## DIRECTIONS FOR THIS TASK
Write the data out again, character for character, with no images.

## DATA SEGMENT
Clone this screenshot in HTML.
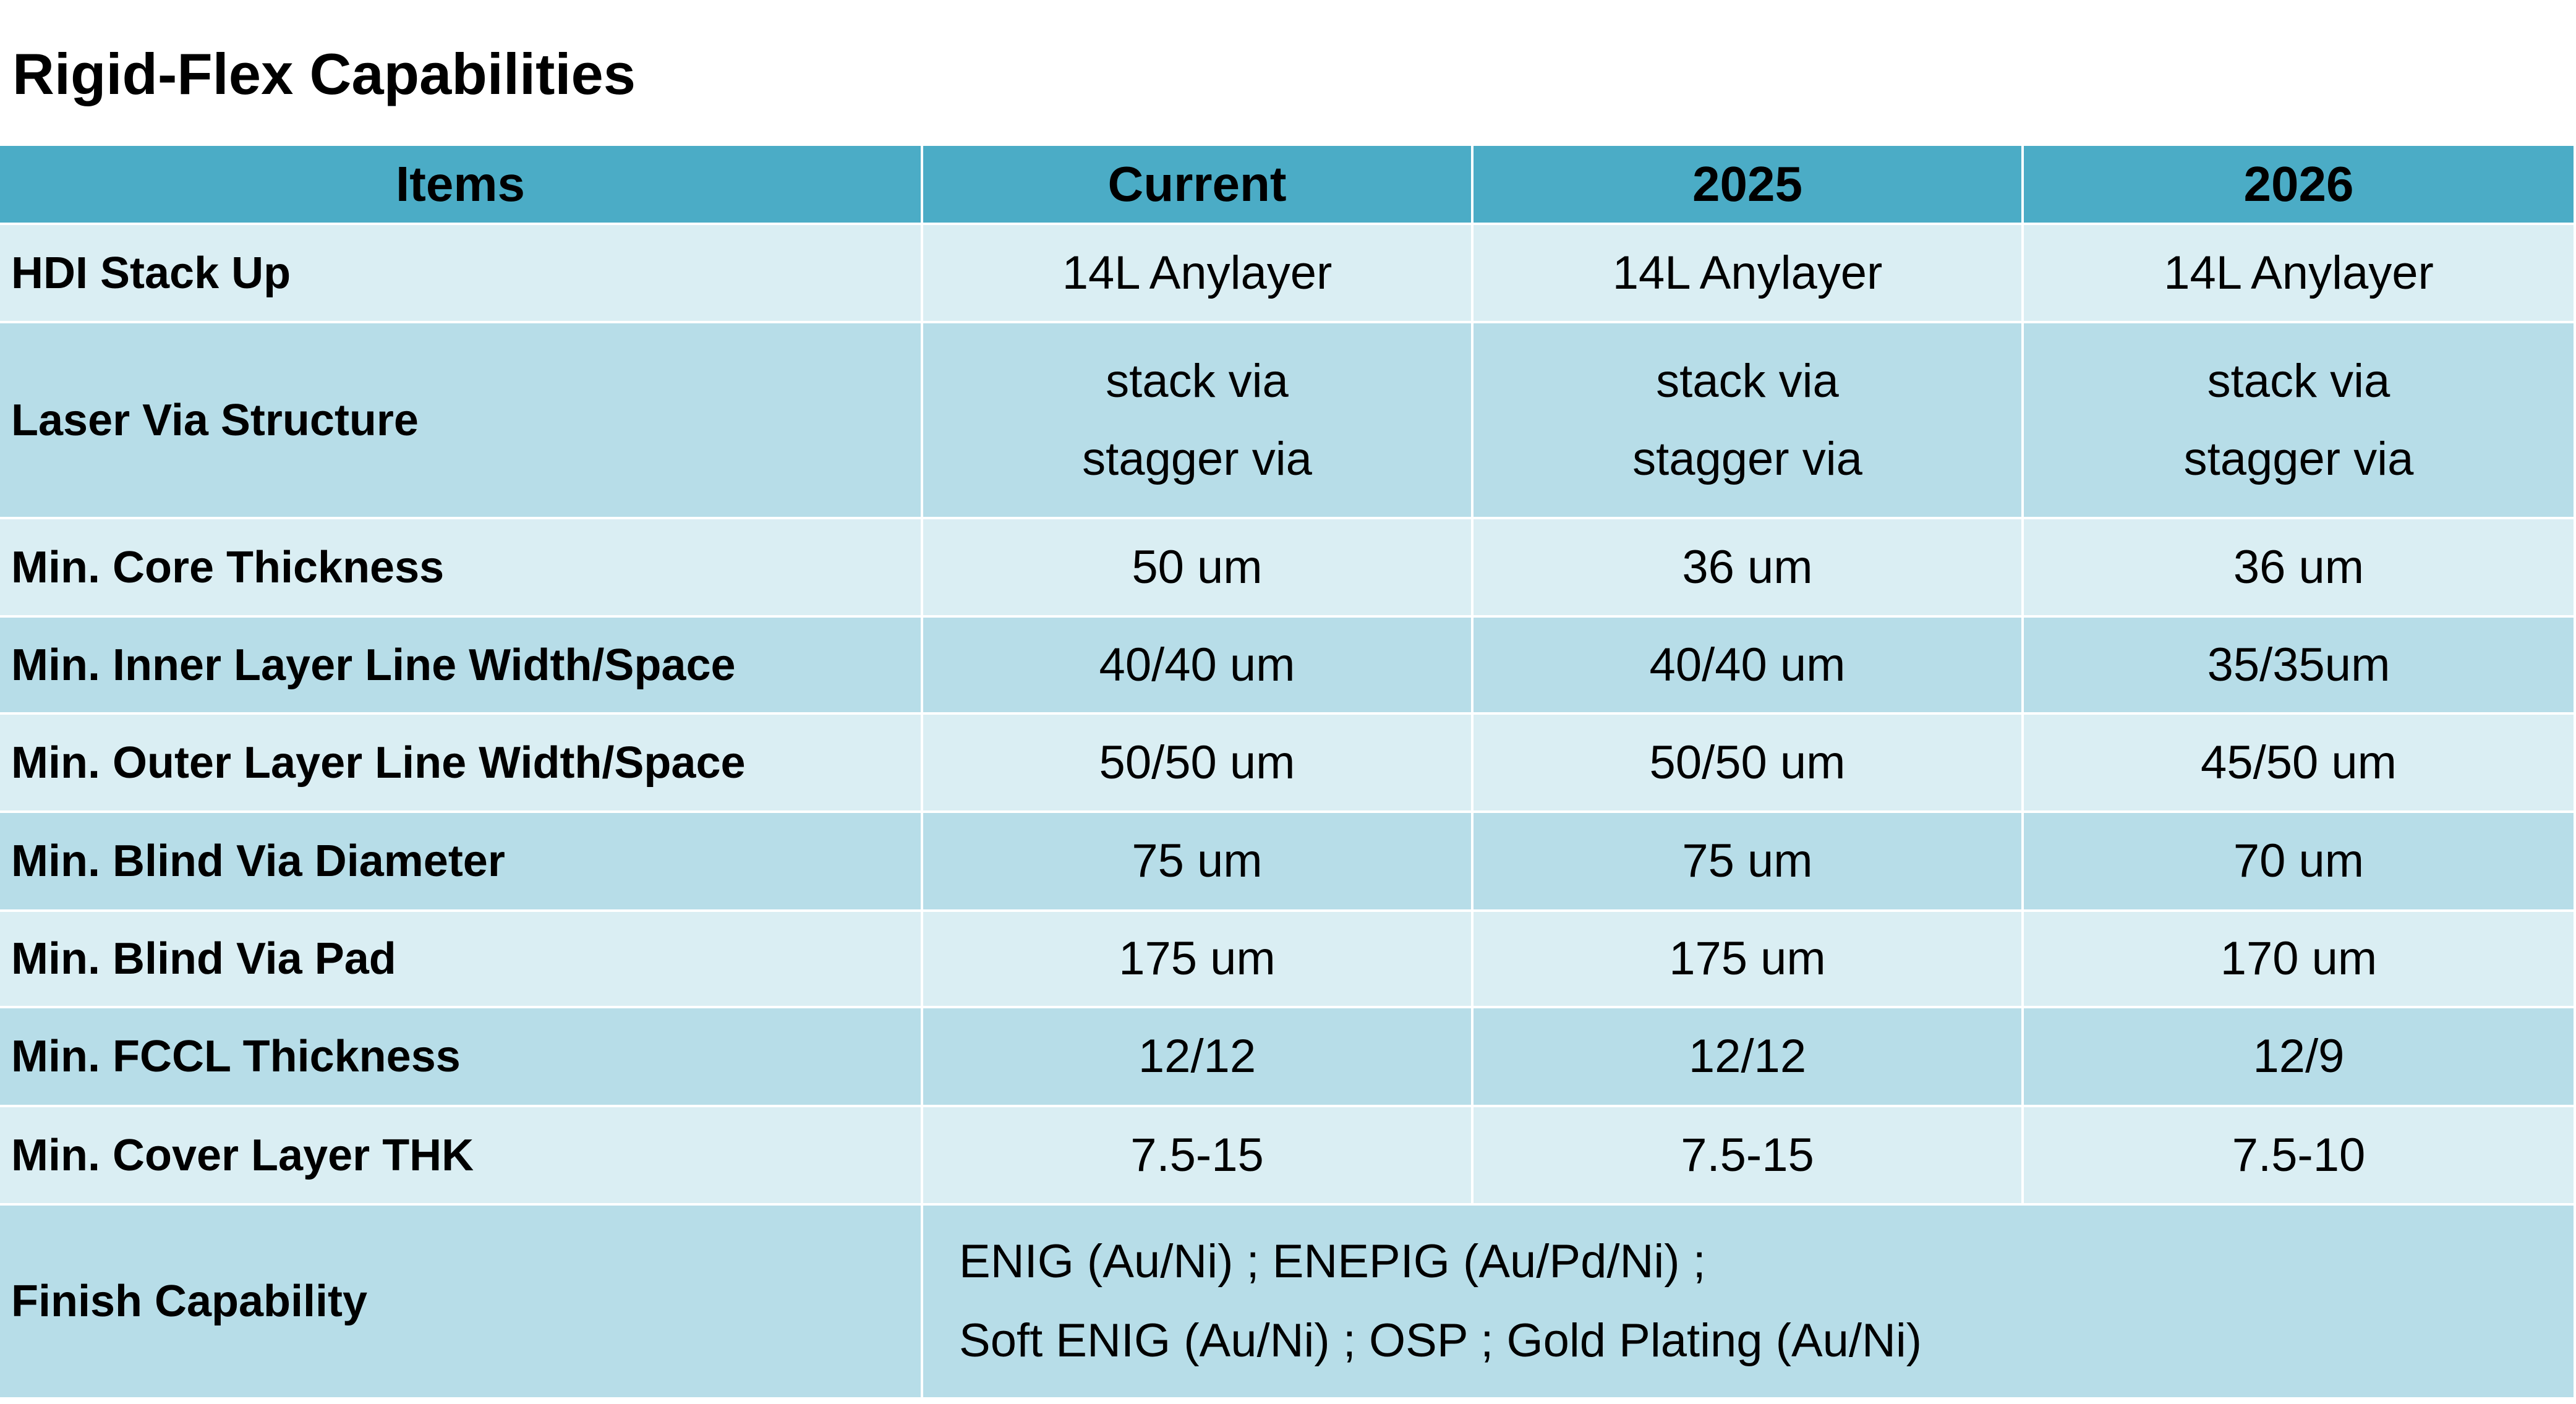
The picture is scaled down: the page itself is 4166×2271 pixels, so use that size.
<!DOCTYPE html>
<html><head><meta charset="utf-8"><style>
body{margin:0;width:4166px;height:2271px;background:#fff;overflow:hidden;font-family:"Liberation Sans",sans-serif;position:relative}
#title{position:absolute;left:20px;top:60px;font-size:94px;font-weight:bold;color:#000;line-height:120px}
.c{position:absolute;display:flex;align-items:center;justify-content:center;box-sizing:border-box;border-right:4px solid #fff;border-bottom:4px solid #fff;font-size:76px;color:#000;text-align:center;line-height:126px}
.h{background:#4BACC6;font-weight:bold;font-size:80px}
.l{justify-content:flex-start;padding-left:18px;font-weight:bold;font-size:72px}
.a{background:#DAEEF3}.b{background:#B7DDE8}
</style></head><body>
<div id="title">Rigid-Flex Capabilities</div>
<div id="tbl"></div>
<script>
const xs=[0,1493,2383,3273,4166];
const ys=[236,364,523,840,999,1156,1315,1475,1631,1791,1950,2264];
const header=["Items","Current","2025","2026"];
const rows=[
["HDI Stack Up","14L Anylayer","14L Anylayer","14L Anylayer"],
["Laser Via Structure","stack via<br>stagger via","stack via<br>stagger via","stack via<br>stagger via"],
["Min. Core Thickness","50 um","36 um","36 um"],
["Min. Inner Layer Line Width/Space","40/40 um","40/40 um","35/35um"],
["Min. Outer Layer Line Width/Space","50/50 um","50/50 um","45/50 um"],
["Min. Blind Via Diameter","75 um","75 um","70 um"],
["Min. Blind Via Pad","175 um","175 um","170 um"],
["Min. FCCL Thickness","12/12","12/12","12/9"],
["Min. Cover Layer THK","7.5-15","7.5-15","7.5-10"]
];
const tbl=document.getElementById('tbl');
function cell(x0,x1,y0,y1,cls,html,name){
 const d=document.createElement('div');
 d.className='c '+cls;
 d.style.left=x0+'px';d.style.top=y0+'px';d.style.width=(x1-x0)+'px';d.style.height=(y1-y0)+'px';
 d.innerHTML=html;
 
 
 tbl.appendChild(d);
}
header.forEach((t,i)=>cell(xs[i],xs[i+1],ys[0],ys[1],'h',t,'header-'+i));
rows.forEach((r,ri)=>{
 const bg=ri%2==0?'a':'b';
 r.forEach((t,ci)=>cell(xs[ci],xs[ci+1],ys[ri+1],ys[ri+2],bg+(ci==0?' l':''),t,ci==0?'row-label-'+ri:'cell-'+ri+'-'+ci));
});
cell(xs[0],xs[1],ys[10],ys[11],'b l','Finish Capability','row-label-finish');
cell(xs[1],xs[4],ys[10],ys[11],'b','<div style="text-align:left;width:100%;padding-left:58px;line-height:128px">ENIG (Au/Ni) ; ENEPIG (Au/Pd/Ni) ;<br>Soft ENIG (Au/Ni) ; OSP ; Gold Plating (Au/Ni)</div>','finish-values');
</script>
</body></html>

## ANSWER TO THIS TASK
Clone this screenshot in HTML.
The picture is scaled down: the page itself is 4166×2271 pixels, so use that size.
<!DOCTYPE html>
<html><head><meta charset="utf-8"><style>
body{margin:0;width:4166px;height:2271px;background:#fff;overflow:hidden;font-family:"Liberation Sans",sans-serif;position:relative}
#title{position:absolute;left:20px;top:60px;font-size:94px;font-weight:bold;color:#000;line-height:120px}
.c{position:absolute;display:flex;align-items:center;justify-content:center;box-sizing:border-box;border-right:4px solid #fff;border-bottom:4px solid #fff;font-size:76px;color:#000;text-align:center;line-height:126px}
.h{background:#4BACC6;font-weight:bold;font-size:80px}
.l{justify-content:flex-start;padding-left:18px;font-weight:bold;font-size:72px}
.a{background:#DAEEF3}.b{background:#B7DDE8}
</style></head><body>
<div id="title">Rigid-Flex Capabilities</div>
<div id="tbl"></div>
<script>
const xs=[0,1493,2383,3273,4166];
const ys=[236,364,523,840,999,1156,1315,1475,1631,1791,1950,2264];
const header=["Items","Current","2025","2026"];
const rows=[
["HDI Stack Up","14L Anylayer","14L Anylayer","14L Anylayer"],
["Laser Via Structure","stack via<br>stagger via","stack via<br>stagger via","stack via<br>stagger via"],
["Min. Core Thickness","50 um","36 um","36 um"],
["Min. Inner Layer Line Width/Space","40/40 um","40/40 um","35/35um"],
["Min. Outer Layer Line Width/Space","50/50 um","50/50 um","45/50 um"],
["Min. Blind Via Diameter","75 um","75 um","70 um"],
["Min. Blind Via Pad","175 um","175 um","170 um"],
["Min. FCCL Thickness","12/12","12/12","12/9"],
["Min. Cover Layer THK","7.5-15","7.5-15","7.5-10"]
];
const tbl=document.getElementById('tbl');
function cell(x0,x1,y0,y1,cls,html,name){
 const d=document.createElement('div');
 d.className='c '+cls;
 d.style.left=x0+'px';d.style.top=y0+'px';d.style.width=(x1-x0)+'px';d.style.height=(y1-y0)+'px';
 d.innerHTML=html;
 
 
 tbl.appendChild(d);
}
header.forEach((t,i)=>cell(xs[i],xs[i+1],ys[0],ys[1],'h',t,'header-'+i));
rows.forEach((r,ri)=>{
 const bg=ri%2==0?'a':'b';
 r.forEach((t,ci)=>cell(xs[ci],xs[ci+1],ys[ri+1],ys[ri+2],bg+(ci==0?' l':''),t,ci==0?'row-label-'+ri:'cell-'+ri+'-'+ci));
});
cell(xs[0],xs[1],ys[10],ys[11],'b l','Finish Capability','row-label-finish');
cell(xs[1],xs[4],ys[10],ys[11],'b','<div style="text-align:left;width:100%;padding-left:58px;line-height:128px">ENIG (Au/Ni) ; ENEPIG (Au/Pd/Ni) ;<br>Soft ENIG (Au/Ni) ; OSP ; Gold Plating (Au/Ni)</div>','finish-values');
</script>
</body></html>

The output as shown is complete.